As daylight gathers, the sky goes from white to gray. A train whistle trailed by its rumble of freight. The distant propellers of a plane.
2013
12/29/2013
Steady rain. The corners of the yard still glisten dully with the pellet ice that fell in the night.
12/28/2013
A squirrel tumbles out of the big maple and catches itself in the top of a locust sapling, tail wrapping around the branch like a fifth leg.
12/27/2013
The sun flickers as thin clouds drift past. In the otherwise still meadow, one bent head of brome grass is swaying.
12/26/2013
The snow seems on the verge of stopping for several hours. The trees turn white. My guests go out and return with snow in their hair.
12/25/2013
Sunrise turns the western ridge crimson. Chickadees and titmice flit through the branches, calling, while we stand snapping pictures.
12/24/2013
A few flakes come swirling out of the woods. A dried oak leaf lies on the porch floor like a sad umbrella or a mouse with too many legs.
12/23/2013
Parallel relics of the plow, the only snow yet to go glows in the dim light. A song sparrow by the spring house sings his spring song.
12/22/2013
The ongoing warmth and rain have reduced the snow to scattered patches. Above the roar of the creek, a flock of goldfinches whistling.
12/21/2013
Warm rain.
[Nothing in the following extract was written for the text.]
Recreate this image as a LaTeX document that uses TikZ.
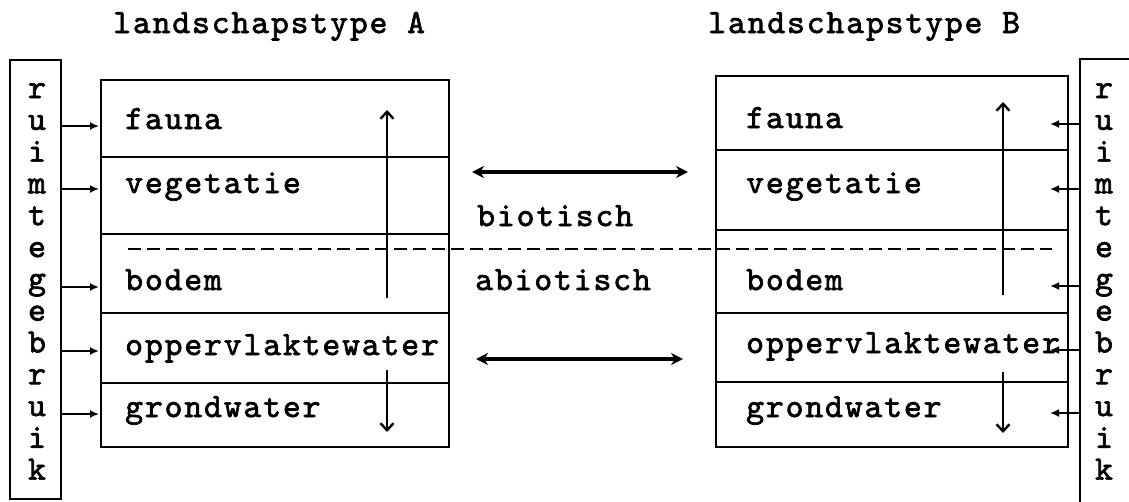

Fog rises from the melting snowpack, lifting and sinking in obedience to imperceptible changes in the air.
12/20/2013
A gray, dank morning. The light tapping of meltwater on the porch roof. A single squirrel forages in the trees at the edge of the woods.
12/19/2013
Dimples stipple the snow below the porch where icicles dripped. Sparrow tracks circle a dame’s-rocket seed-head bent down by the last storm.
12/18/2013
Snow must be falling in the darkness—I feel the flakes on my hand. The porch shivers as the furnace under the house kicks on.
12/17/2013
The curious satisfaction of watching snow erase my own footprints. Up in the woods, the woodpeckers too are busy fixing what isn’t broken.